PROBLEM STATEMENT: Transcribe the whole listing below without changing a word, but leave out every image.

┌──

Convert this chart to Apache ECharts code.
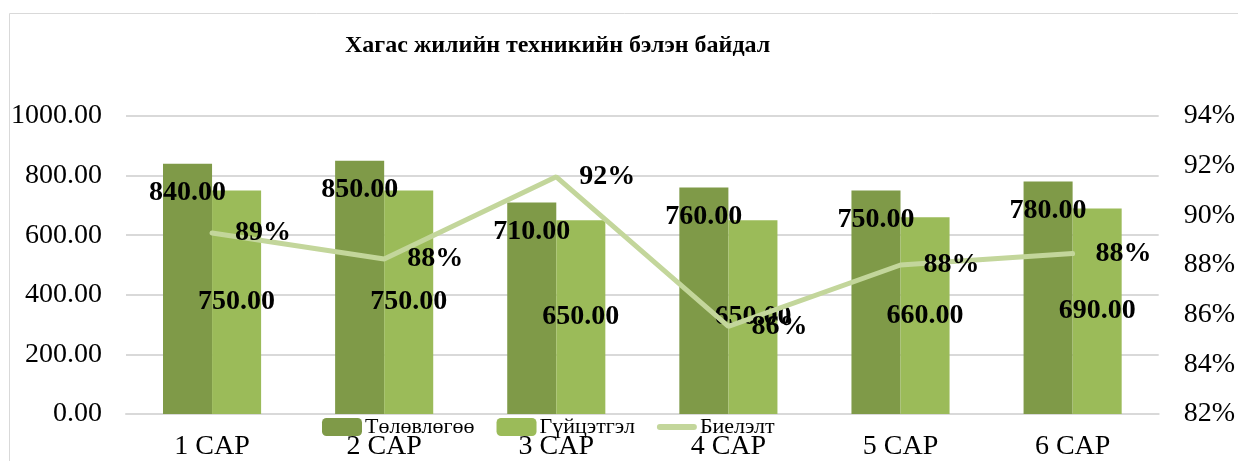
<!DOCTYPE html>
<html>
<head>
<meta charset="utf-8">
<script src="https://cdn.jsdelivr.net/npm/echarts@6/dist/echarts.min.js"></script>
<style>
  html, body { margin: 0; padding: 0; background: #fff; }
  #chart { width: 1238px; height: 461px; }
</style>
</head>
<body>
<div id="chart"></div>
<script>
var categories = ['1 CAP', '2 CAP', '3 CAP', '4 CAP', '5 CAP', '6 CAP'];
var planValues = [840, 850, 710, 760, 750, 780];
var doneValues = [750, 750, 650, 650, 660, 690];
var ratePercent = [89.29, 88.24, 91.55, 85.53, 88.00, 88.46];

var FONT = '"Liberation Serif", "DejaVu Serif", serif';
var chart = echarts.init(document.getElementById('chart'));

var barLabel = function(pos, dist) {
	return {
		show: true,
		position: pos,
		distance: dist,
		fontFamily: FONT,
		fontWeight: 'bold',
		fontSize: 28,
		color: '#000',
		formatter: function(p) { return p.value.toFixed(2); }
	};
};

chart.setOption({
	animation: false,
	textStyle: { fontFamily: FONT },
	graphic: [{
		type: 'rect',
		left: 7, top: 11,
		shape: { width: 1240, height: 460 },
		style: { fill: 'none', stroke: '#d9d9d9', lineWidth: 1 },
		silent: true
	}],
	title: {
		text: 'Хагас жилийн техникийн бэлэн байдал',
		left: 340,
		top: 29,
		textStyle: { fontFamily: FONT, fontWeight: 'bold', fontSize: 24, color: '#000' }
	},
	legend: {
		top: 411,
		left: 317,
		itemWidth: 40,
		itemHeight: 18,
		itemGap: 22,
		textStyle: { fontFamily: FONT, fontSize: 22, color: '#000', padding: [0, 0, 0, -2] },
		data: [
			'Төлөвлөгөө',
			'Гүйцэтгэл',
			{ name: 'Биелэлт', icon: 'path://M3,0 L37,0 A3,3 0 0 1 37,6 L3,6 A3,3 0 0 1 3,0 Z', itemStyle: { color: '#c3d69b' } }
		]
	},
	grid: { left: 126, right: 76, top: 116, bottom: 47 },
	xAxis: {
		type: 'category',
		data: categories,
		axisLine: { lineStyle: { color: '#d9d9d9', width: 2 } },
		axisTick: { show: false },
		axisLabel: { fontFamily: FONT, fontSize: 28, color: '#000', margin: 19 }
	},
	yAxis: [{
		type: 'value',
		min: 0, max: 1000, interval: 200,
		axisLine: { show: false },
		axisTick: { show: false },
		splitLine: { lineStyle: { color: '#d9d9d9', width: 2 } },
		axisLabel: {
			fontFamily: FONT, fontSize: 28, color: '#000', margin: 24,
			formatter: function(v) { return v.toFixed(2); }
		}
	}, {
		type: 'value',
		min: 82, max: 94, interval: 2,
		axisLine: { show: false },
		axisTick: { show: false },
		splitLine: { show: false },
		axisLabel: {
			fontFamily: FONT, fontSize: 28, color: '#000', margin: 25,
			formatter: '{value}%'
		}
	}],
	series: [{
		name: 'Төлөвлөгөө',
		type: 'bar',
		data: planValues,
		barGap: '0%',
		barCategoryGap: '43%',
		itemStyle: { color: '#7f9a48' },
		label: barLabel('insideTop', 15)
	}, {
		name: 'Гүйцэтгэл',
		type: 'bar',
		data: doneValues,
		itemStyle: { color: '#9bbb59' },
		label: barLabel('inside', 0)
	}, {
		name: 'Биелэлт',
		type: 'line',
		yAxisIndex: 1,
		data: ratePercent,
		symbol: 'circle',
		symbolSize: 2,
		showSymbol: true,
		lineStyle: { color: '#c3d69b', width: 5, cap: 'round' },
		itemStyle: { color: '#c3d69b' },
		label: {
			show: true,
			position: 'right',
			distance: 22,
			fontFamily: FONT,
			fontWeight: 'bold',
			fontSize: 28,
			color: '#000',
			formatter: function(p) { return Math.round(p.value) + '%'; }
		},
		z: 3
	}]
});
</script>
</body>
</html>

└──

CORRECT RESULT:
Convert this chart to Apache ECharts code.
<!DOCTYPE html>
<html>
<head>
<meta charset="utf-8">
<script src="https://cdn.jsdelivr.net/npm/echarts@6/dist/echarts.min.js"></script>
<style>
  html, body { margin: 0; padding: 0; background: #fff; }
  #chart { width: 1238px; height: 461px; }
</style>
</head>
<body>
<div id="chart"></div>
<script>
var categories = ['1 CAP', '2 CAP', '3 CAP', '4 CAP', '5 CAP', '6 CAP'];
var planValues = [840, 850, 710, 760, 750, 780];
var doneValues = [750, 750, 650, 650, 660, 690];
var ratePercent = [89.29, 88.24, 91.55, 85.53, 88.00, 88.46];

var FONT = '"Liberation Serif", "DejaVu Serif", serif';
var chart = echarts.init(document.getElementById('chart'));

var barLabel = function(pos, dist) {
	return {
		show: true,
		position: pos,
		distance: dist,
		fontFamily: FONT,
		fontWeight: 'bold',
		fontSize: 28,
		color: '#000',
		formatter: function(p) { return p.value.toFixed(2); }
	};
};

chart.setOption({
	animation: false,
	textStyle: { fontFamily: FONT },
	graphic: [{
		type: 'rect',
		left: 7, top: 11,
		shape: { width: 1240, height: 460 },
		style: { fill: 'none', stroke: '#d9d9d9', lineWidth: 1 },
		silent: true
	}],
	title: {
		text: 'Хагас жилийн техникийн бэлэн байдал',
		left: 340,
		top: 29,
		textStyle: { fontFamily: FONT, fontWeight: 'bold', fontSize: 24, color: '#000' }
	},
	legend: {
		top: 411,
		left: 317,
		itemWidth: 40,
		itemHeight: 18,
		itemGap: 22,
		textStyle: { fontFamily: FONT, fontSize: 22, color: '#000', padding: [0, 0, 0, -2] },
		data: [
			'Төлөвлөгөө',
			'Гүйцэтгэл',
			{ name: 'Биелэлт', icon: 'path://M3,0 L37,0 A3,3 0 0 1 37,6 L3,6 A3,3 0 0 1 3,0 Z', itemStyle: { color: '#c3d69b' } }
		]
	},
	grid: { left: 126, right: 76, top: 116, bottom: 47 },
	xAxis: {
		type: 'category',
		data: categories,
		axisLine: { lineStyle: { color: '#d9d9d9', width: 2 } },
		axisTick: { show: false },
		axisLabel: { fontFamily: FONT, fontSize: 28, color: '#000', margin: 19 }
	},
	yAxis: [{
		type: 'value',
		min: 0, max: 1000, interval: 200,
		axisLine: { show: false },
		axisTick: { show: false },
		splitLine: { lineStyle: { color: '#d9d9d9', width: 2 } },
		axisLabel: {
			fontFamily: FONT, fontSize: 28, color: '#000', margin: 24,
			formatter: function(v) { return v.toFixed(2); }
		}
	}, {
		type: 'value',
		min: 82, max: 94, interval: 2,
		axisLine: { show: false },
		axisTick: { show: false },
		splitLine: { show: false },
		axisLabel: {
			fontFamily: FONT, fontSize: 28, color: '#000', margin: 25,
			formatter: '{value}%'
		}
	}],
	series: [{
		name: 'Төлөвлөгөө',
		type: 'bar',
		data: planValues,
		barGap: '0%',
		barCategoryGap: '43%',
		itemStyle: { color: '#7f9a48' },
		label: barLabel('insideTop', 15)
	}, {
		name: 'Гүйцэтгэл',
		type: 'bar',
		data: doneValues,
		itemStyle: { color: '#9bbb59' },
		label: barLabel('inside', 0)
	}, {
		name: 'Биелэлт',
		type: 'line',
		yAxisIndex: 1,
		data: ratePercent,
		symbol: 'circle',
		symbolSize: 2,
		showSymbol: true,
		lineStyle: { color: '#c3d69b', width: 5, cap: 'round' },
		itemStyle: { color: '#c3d69b' },
		label: {
			show: true,
			position: 'right',
			distance: 22,
			fontFamily: FONT,
			fontWeight: 'bold',
			fontSize: 28,
			color: '#000',
			formatter: function(p) { return Math.round(p.value) + '%'; }
		},
		z: 3
	}]
});
</script>
</body>
</html>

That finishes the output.